Proving this quotient of an endomorphism ring is simple.

Question

Let $V$ be a right $D$ (a division ring) vector space of countably infinite dimension. Let $E=\mathrm{End}(V_D)$, then I is the ideal of E consisting of endomorphisms of finite rank. The claim is that $R=E/I$ is a simple ring.

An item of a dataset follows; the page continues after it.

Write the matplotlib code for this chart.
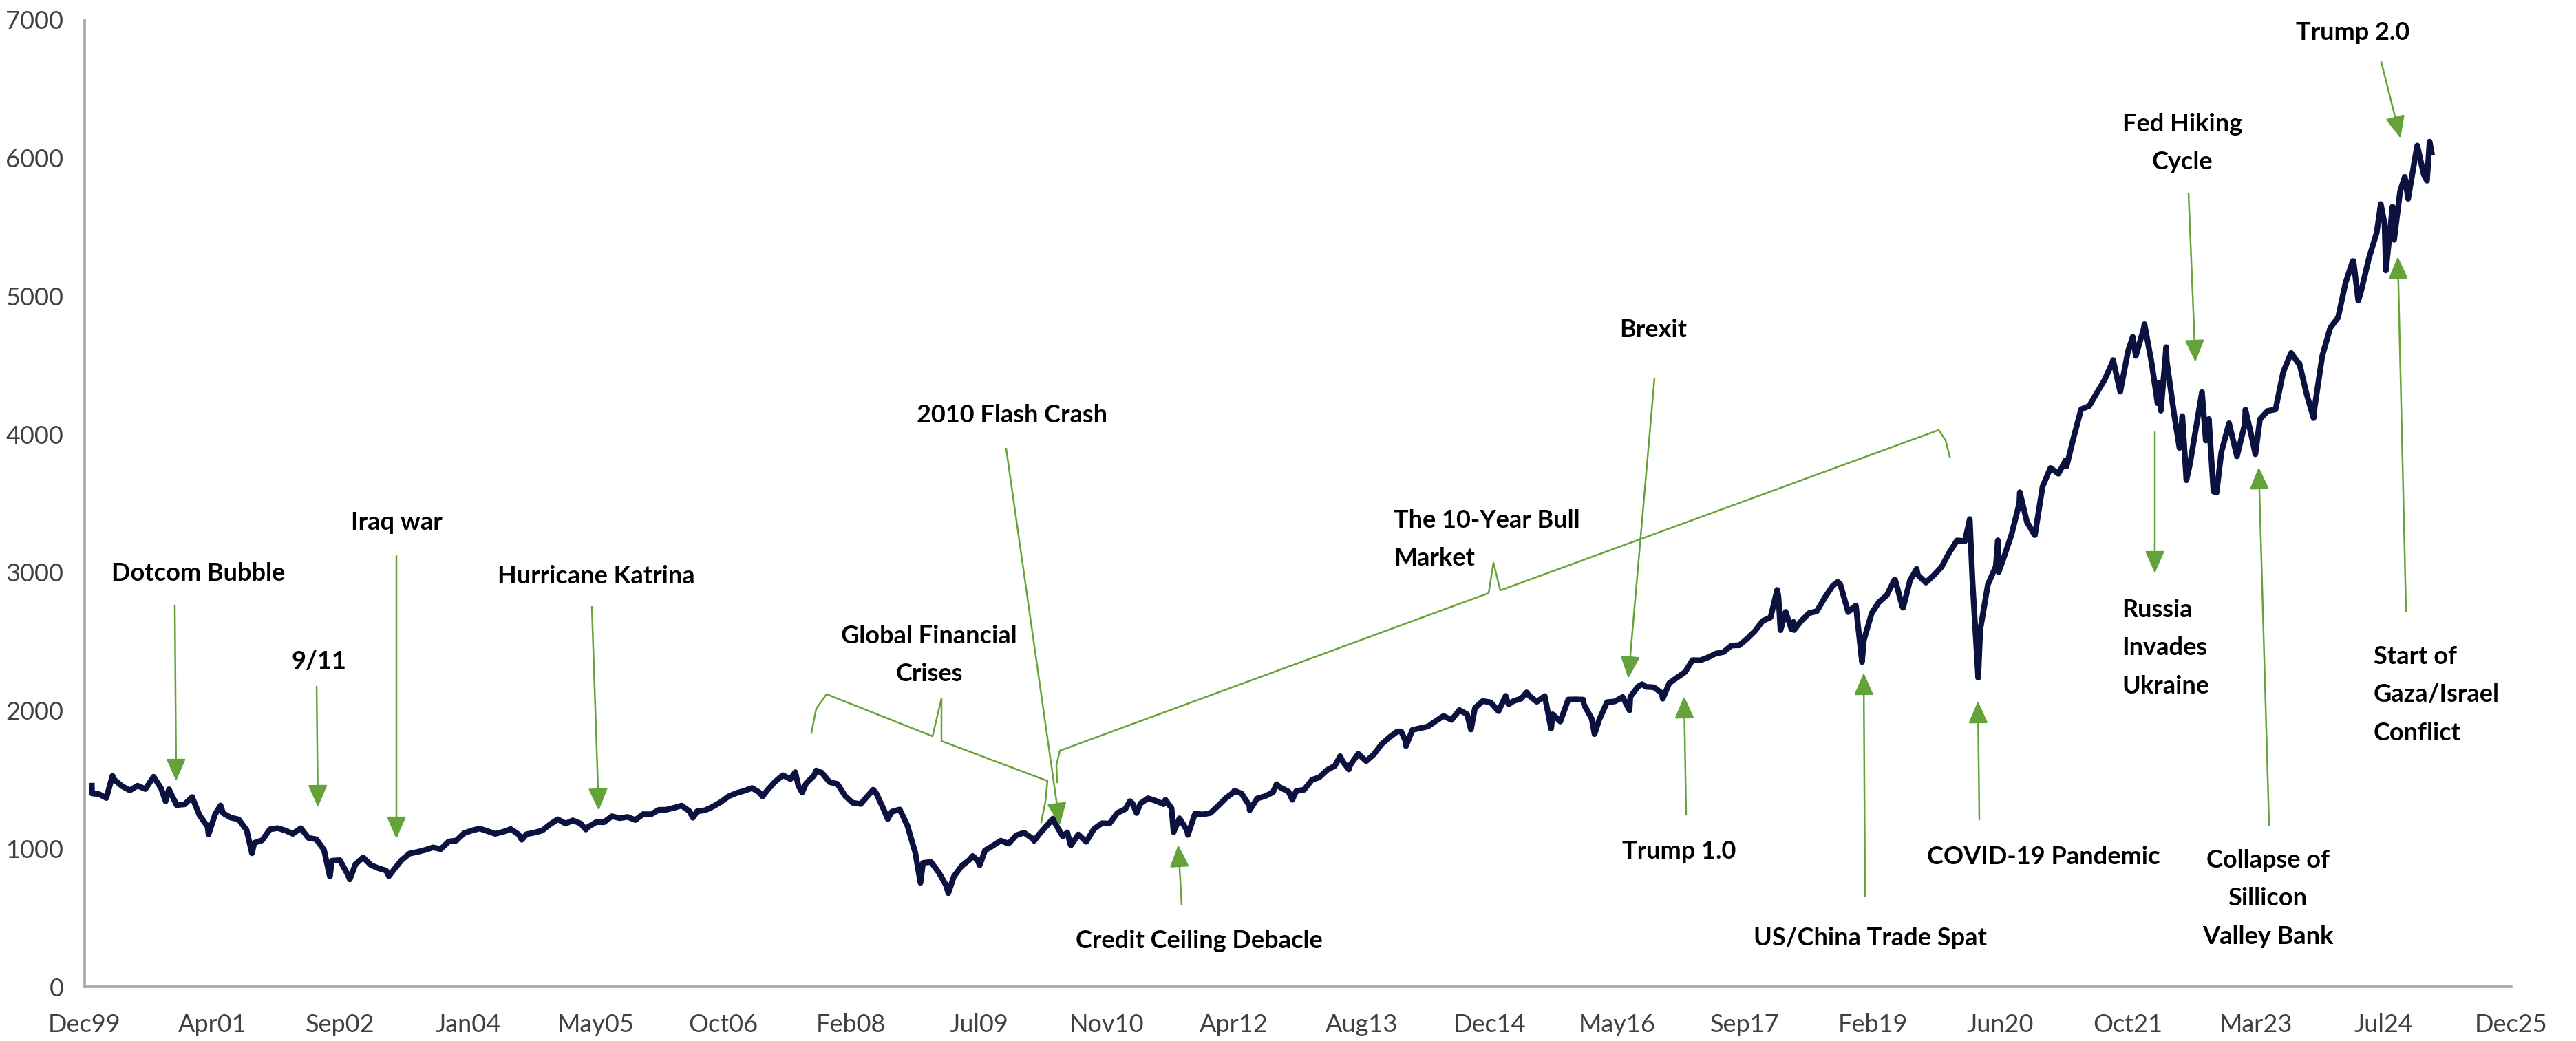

So I take an ideal in $R$, say $U$, which properly contains $I$, I will show it is unital so improper. So let $f$ belong to $U$ but not $I$, so it is not finite dimensional, so I write $V=\ker(f)+W$

Now my linear algebra is not that strong which is hindering me further. ker(f) can be written as direct summand I know. But either of $\ker(f)$ or $W$ can have finite dim or both will have infinite? And T Y Lam used one more thing by letting $\{u_1,u_2,u_3\ldots\}$ be a basis for $W$ such that $\{f(u_1),f(u_2)\ldots\}$ will be linearly independent?? why?

Answer 1

As you remark $V= \ker f \oplus W$ this is obtained by taking a basis $A$ for $\ker f$ and then extending $A$ to a basis $A\cup B$ of $V$, $W$ is then the span of $B$. By assumption $f$ has infinite rank, and therefore both $W$ and $V$ have dimension $\aleph_0$. There now exists linear maps $g:V \rightarrow V$ and $h:V \rightarrow V$ such that $g$ maps $V$ onto $W$ with zero kernel and $h$ maps $im f$ onto $V$ such that $h$ is injective on $im f$.

Now consider $h\circ f\circ g \in U$ this sends $V$ injectively onto $W$, then $f$ sends $W$ injectively onto $im f$ and finally then $h$ sends $im f$ injectively onto $V$ so the resulting map is invertible, and $U$ contains the identity.